INFORMATION SUPPLIED ->

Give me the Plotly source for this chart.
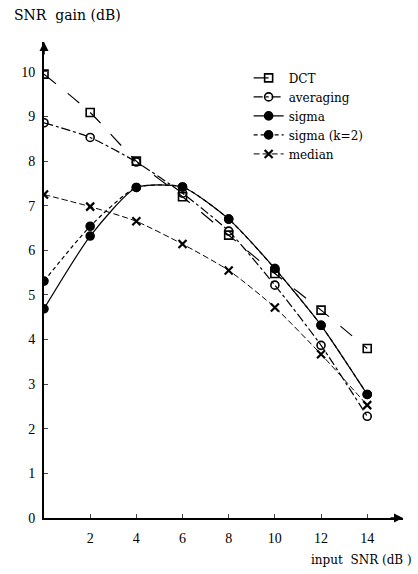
import plotly.graph_objects as go

x_snr = [0, 2, 4, 6, 8, 10, 12, 14]
dct = [9.95, 9.09, 8.00, 7.20, 6.34, 5.48, 4.66, 3.80]
averaging = [8.86, 8.53, 7.98, 7.28, 6.43, 5.22, 3.87, 2.28]
sigma = [4.69, 6.32, 7.41, 7.42, 6.70, 5.59, 4.32, 2.77]
sigma_k2 = [5.31, 6.54, 7.41, 7.42, 6.70, 5.59, 4.32, 2.77]
median = [7.25, 6.98, 6.65, 6.14, 5.55, 4.72, 3.67, 2.53]

y_ticks = list(range(0, 11))
x_ticks = [2, 4, 6, 8, 10, 12, 14]

FONT = "Liberation Serif"
WIDE = "DejaVu Serif"
fig = go.Figure()

def add(name, y, symbol, dash, width=1.2, size=8, mlw=1.6):
    fig.add_trace(go.Scatter(
        x=x_snr, y=y, name=name, mode="lines+markers",
        line=dict(color="black", width=width, dash=dash, shape="spline", smoothing=0.6),
        marker=dict(symbol=symbol, size=size, color="black",
                    line=dict(color="black", width=mlw)),
    ))

add("DCT", dct, "square-open", "longdash")
add("averaging", averaging, "circle-open", "dashdot")
add("sigma", sigma, "circle", "solid")
add("sigma (k=2)", sigma_k2, "circle", "4px,3px")
add("median", median, "x-thin", "6px,3px", 1.0, 8, 2.2)

fig.update_layout(
    width=418, height=574,
    margin=dict(l=44, r=15, t=42, b=56),
    paper_bgcolor="white", plot_bgcolor="white",
    font=dict(family=FONT, size=13, color="black"),
    showlegend=True,
    legend=dict(x=0.57, y=0.955, xanchor="left", yanchor="top",
                bgcolor="rgba(0,0,0,0)", font=dict(family=WIDE, size=12),
                itemwidth=30, tracegroupgap=0),
    xaxis=dict(range=[0, 15.55], tickvals=x_ticks, ticks="inside", ticklen=4,
               showline=True, linecolor="black", linewidth=2, showgrid=False,
               zeroline=False, tickfont=dict(family=FONT, size=14),
               ticklabelstandoff=6),
    yaxis=dict(range=[0, 10.67], tickvals=y_ticks, ticks="inside", ticklen=4,
               showline=True, linecolor="black", linewidth=2, showgrid=False,
               zeroline=False, tickfont=dict(family=FONT, size=14),
               ticklabelstandoff=4),
    annotations=[
        dict(text="SNR  gain (dB)", xref="paper", yref="paper", x=-0.089, y=1.057,
             xanchor="left", yanchor="middle", showarrow=False,
             font=dict(family=WIDE, size=14)),
        dict(text="input  SNR (dB )", xref="paper", yref="paper", x=1.03, y=-0.089,
             xanchor="right", yanchor="middle", showarrow=False,
             font=dict(family=WIDE, size=12)),
        dict(x=15.55, y=0, xref="x", yref="y", ax=-14, ay=0, axref="pixel", ayref="pixel",
             showarrow=True, arrowhead=2, arrowsize=1.2, arrowwidth=1.5, arrowcolor="black", text=""),
        dict(x=0, y=10.67, xref="x", yref="y", ax=0, ay=14, axref="pixel", ayref="pixel",
             showarrow=True, arrowhead=2, arrowsize=1.2, arrowwidth=1.5, arrowcolor="black", text=""),
    ],
)

fig.write_html("out.html")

AIM OF THE EXERCISE ->
The lines from the top of the data above through the one holding "import plotly.graph_objects as go" are to be repeated exactly, and only those, with no pictures.

ANSWER IN FULL ->
Give me the Plotly source for this chart.
import plotly.graph_objects as go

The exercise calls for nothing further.